Libra September 23-October 22
Balance is key to handling the many distractions Mercury Retrograde throws your way. But don’t worry; you can handle the entire load if you concentrate on taking your time and moving through each situation mindfully and with the intention to create order. So take a deep breath and continue to work hard.

Scorpio October 23-November 21
It’s a good time to clean house—literally—and get rid of all those things you’ve been meaning to give away or sell or simply dump in the trash. It’s also a good time to review your inner home and sort through mental habits that no longer serve but nevertheless keep you tethered to a certain way of looking at things.

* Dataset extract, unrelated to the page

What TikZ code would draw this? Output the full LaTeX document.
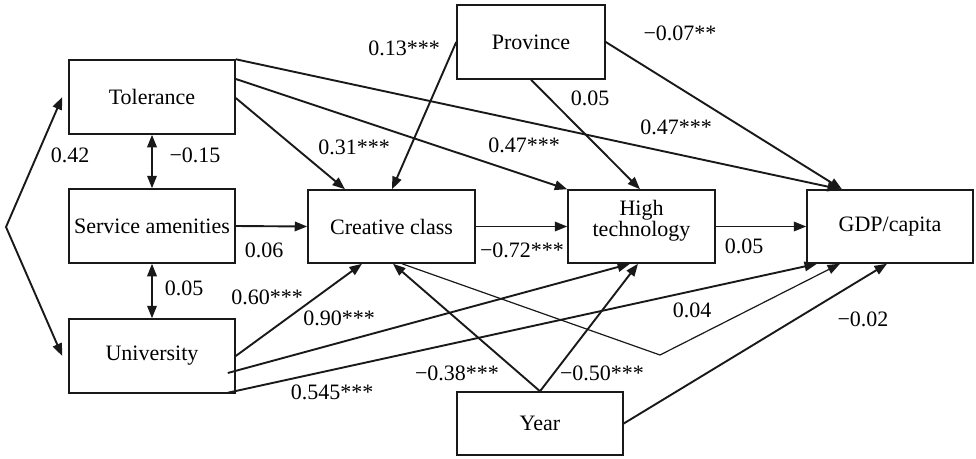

Sagittarius November 22-December 21
Mercury Retrograde has you talking—a lot—especially as you try to digest and metabolize all that’s transpired. As you share your opinions with others, listen closely to what you are saying—conversation has the power to help us organize our feelings. As always, remember to listen to others as intensely.

Capricorn December 22-January 19
As you review your recent path, try not to fall into a pattern of regret. Yes, there are certain events that could have been handled better, but brooding will not improve your situation. Rather than dwell on your mistakes, learn from them so you can apply those lessons going forward.

Aquarius January 20-February 18
Mercury presents you with a jam-packed “to do” list, which at first glance looks like it’s almost too much to get done—but it’s not, especially if you prioritize your time and energy and aim your best efforts at the most important tasks. Take each day one day at a time and you’ll get it all done.

Pisces February 19-March 20
The advice this week is quite similar to last week’s: try not to get lost in brooding about recent mistakes by chewing compulsively on the details of what went wrong and why. The best way to handle this period of reflection is to practice self-compassion. It won’t be easy, but it will be worth it.